§ **GIVEN ENTRIES**:
######

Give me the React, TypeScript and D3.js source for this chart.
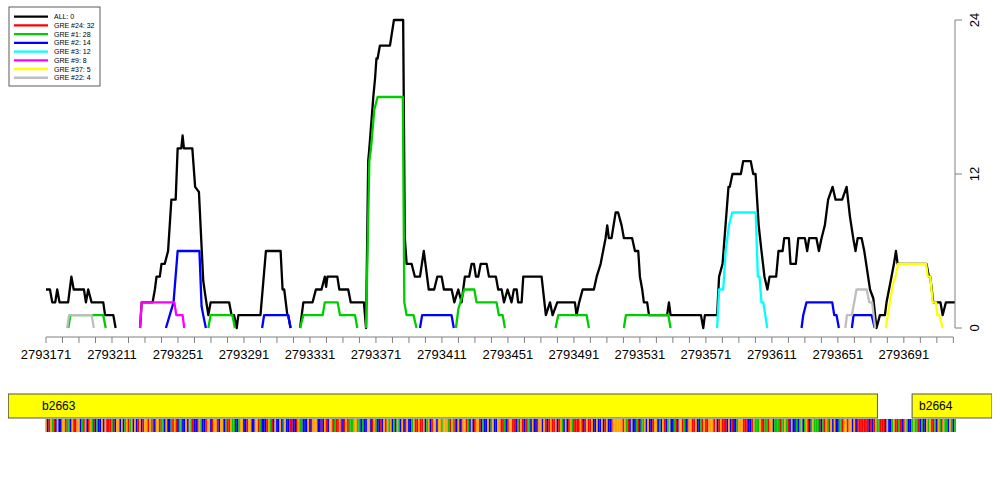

######

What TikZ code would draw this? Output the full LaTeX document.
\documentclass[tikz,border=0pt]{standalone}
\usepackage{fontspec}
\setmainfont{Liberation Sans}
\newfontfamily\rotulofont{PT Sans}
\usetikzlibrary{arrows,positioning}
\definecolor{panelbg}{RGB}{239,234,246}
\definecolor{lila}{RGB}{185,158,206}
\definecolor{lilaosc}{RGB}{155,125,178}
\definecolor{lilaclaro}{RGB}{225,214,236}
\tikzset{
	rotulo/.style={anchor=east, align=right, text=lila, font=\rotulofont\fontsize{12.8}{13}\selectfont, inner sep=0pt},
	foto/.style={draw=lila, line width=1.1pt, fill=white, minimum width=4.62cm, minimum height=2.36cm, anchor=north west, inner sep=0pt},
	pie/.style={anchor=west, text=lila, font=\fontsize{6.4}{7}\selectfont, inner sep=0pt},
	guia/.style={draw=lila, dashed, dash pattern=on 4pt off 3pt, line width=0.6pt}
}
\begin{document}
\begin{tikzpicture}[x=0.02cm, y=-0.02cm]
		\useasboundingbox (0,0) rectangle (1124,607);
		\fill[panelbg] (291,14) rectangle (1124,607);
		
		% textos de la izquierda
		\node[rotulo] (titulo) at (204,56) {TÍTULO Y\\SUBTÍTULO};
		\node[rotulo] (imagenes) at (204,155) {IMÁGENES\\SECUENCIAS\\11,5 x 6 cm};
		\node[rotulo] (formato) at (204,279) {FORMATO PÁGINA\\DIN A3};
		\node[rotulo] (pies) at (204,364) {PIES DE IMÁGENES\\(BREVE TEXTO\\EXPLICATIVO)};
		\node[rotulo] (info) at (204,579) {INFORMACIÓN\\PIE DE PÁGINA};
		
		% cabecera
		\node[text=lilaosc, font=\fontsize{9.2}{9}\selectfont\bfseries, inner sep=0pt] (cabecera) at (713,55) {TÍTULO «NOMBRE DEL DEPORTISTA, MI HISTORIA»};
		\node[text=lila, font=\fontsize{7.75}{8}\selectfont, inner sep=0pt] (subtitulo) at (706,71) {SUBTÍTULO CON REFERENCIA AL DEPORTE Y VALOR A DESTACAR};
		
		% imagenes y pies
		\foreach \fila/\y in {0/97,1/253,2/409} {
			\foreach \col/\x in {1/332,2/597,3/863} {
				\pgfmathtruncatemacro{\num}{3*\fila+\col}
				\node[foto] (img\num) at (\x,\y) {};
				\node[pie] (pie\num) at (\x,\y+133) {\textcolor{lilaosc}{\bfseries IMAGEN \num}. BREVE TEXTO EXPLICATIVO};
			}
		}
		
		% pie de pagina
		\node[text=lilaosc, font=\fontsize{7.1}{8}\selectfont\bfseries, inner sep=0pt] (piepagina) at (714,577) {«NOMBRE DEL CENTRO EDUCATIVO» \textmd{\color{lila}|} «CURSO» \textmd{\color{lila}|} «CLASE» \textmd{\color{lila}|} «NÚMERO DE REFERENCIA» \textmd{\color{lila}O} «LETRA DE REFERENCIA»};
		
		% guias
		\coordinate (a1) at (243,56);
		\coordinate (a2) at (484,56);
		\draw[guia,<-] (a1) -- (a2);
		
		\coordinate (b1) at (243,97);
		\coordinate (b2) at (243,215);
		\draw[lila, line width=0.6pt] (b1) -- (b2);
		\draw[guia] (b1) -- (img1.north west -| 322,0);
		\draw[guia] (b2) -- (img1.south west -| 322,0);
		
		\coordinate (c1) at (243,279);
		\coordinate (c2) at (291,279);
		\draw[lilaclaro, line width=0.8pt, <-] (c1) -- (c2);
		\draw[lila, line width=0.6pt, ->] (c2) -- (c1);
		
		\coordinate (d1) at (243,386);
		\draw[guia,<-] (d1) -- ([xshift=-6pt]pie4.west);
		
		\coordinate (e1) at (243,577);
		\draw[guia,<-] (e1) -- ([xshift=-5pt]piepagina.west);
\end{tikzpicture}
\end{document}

######

§ **EXERCISE DETAILS**: Look through the material and copy each line that has "this".

§ **FULL ANSWER**:
Give me the React, TypeScript and D3.js source for this chart.
What TikZ code would draw this? Output the full LaTeX document.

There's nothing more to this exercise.